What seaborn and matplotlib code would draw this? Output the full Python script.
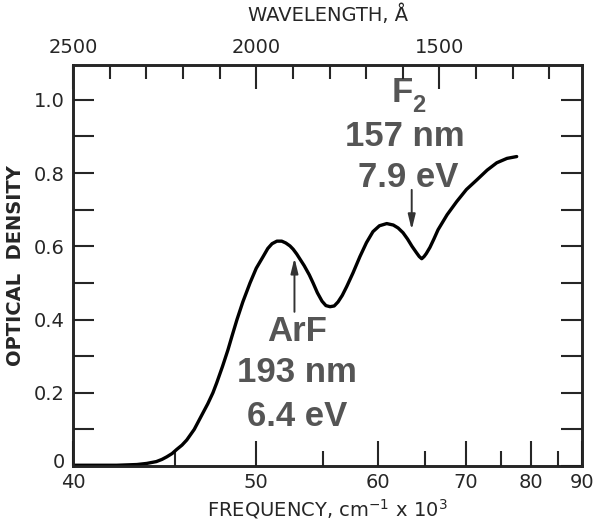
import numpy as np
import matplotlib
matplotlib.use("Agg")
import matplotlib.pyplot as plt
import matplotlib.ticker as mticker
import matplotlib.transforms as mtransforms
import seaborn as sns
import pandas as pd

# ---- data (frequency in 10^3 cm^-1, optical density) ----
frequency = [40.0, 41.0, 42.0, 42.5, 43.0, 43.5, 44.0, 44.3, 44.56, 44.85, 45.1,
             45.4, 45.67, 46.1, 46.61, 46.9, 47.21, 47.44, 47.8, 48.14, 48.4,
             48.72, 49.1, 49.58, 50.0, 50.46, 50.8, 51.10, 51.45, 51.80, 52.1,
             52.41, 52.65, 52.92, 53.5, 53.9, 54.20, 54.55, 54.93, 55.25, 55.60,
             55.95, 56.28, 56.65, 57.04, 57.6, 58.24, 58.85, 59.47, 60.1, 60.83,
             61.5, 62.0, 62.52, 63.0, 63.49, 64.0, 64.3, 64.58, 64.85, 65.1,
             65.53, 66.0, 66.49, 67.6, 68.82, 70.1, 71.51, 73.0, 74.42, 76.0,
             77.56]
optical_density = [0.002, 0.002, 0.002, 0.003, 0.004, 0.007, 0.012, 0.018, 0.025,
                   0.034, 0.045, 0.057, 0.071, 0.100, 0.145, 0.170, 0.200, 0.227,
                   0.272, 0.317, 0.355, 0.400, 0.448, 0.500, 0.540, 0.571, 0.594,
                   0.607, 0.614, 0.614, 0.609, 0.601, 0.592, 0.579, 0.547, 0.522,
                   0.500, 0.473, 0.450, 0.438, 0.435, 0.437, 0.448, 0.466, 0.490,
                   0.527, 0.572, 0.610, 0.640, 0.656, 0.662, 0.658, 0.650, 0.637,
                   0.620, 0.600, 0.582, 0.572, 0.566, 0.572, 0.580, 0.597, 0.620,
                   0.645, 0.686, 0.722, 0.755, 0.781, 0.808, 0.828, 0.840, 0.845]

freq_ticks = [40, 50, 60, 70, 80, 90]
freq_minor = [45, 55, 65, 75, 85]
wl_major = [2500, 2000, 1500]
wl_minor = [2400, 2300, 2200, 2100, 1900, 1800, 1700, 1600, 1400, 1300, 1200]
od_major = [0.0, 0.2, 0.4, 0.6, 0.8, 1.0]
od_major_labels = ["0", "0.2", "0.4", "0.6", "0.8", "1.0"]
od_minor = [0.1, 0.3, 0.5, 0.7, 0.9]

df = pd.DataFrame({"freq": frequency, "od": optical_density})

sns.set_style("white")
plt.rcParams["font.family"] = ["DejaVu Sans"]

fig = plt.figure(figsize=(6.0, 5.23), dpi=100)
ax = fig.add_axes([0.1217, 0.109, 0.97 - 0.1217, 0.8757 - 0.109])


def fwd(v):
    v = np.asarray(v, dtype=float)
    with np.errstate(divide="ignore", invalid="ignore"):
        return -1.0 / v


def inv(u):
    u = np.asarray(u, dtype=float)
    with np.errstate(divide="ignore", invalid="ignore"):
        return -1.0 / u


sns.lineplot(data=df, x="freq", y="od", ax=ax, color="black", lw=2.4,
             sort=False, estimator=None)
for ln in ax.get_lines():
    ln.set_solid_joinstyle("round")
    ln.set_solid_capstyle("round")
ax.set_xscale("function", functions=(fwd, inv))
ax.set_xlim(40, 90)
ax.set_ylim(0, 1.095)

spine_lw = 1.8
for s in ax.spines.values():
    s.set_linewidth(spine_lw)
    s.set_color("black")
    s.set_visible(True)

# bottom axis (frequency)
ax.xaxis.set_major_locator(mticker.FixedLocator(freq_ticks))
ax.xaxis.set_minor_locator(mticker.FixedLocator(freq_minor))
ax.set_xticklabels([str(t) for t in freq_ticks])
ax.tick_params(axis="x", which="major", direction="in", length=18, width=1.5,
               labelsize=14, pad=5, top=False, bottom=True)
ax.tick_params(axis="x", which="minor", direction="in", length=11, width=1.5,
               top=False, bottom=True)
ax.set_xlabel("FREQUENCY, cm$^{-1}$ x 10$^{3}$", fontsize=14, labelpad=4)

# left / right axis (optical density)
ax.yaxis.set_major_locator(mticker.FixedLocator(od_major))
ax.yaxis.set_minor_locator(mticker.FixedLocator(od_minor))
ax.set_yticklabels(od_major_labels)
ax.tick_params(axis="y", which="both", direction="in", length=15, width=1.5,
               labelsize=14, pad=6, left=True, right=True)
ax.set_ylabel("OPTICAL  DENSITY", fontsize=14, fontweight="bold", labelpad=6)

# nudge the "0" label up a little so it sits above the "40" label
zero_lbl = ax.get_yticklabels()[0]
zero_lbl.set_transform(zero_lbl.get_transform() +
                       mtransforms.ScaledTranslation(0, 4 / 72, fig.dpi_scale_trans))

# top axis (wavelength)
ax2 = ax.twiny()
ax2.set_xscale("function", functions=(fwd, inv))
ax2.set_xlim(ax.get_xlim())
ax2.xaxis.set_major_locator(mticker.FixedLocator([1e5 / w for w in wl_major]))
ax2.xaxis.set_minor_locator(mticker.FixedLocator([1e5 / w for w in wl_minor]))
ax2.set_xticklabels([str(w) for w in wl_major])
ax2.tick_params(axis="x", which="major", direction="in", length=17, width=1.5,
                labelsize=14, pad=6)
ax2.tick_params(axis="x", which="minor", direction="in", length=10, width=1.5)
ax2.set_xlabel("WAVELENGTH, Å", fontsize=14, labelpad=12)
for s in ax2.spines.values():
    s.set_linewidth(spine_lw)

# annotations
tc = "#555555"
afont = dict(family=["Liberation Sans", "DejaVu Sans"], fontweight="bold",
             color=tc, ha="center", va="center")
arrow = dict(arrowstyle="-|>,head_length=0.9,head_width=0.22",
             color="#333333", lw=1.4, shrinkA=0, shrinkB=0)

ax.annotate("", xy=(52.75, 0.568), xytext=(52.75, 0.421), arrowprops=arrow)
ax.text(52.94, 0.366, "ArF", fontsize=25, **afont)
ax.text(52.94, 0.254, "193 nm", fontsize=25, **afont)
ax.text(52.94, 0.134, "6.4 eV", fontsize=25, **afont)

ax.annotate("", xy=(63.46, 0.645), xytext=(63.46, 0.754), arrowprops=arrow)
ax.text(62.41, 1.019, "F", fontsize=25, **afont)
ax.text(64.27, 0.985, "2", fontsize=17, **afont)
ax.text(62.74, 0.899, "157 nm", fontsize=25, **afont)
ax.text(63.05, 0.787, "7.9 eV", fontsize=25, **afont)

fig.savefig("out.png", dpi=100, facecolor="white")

....................

Problem:
Your task is to reproduce exactly the lines from the start of the data above through the line containing "import pandas as pd", leaving every picture out.

Written response:
What seaborn and matplotlib code would draw this? Output the full Python script.
import numpy as np
import matplotlib
matplotlib.use("Agg")
import matplotlib.pyplot as plt
import matplotlib.ticker as mticker
import matplotlib.transforms as mtransforms
import seaborn as sns
import pandas as pd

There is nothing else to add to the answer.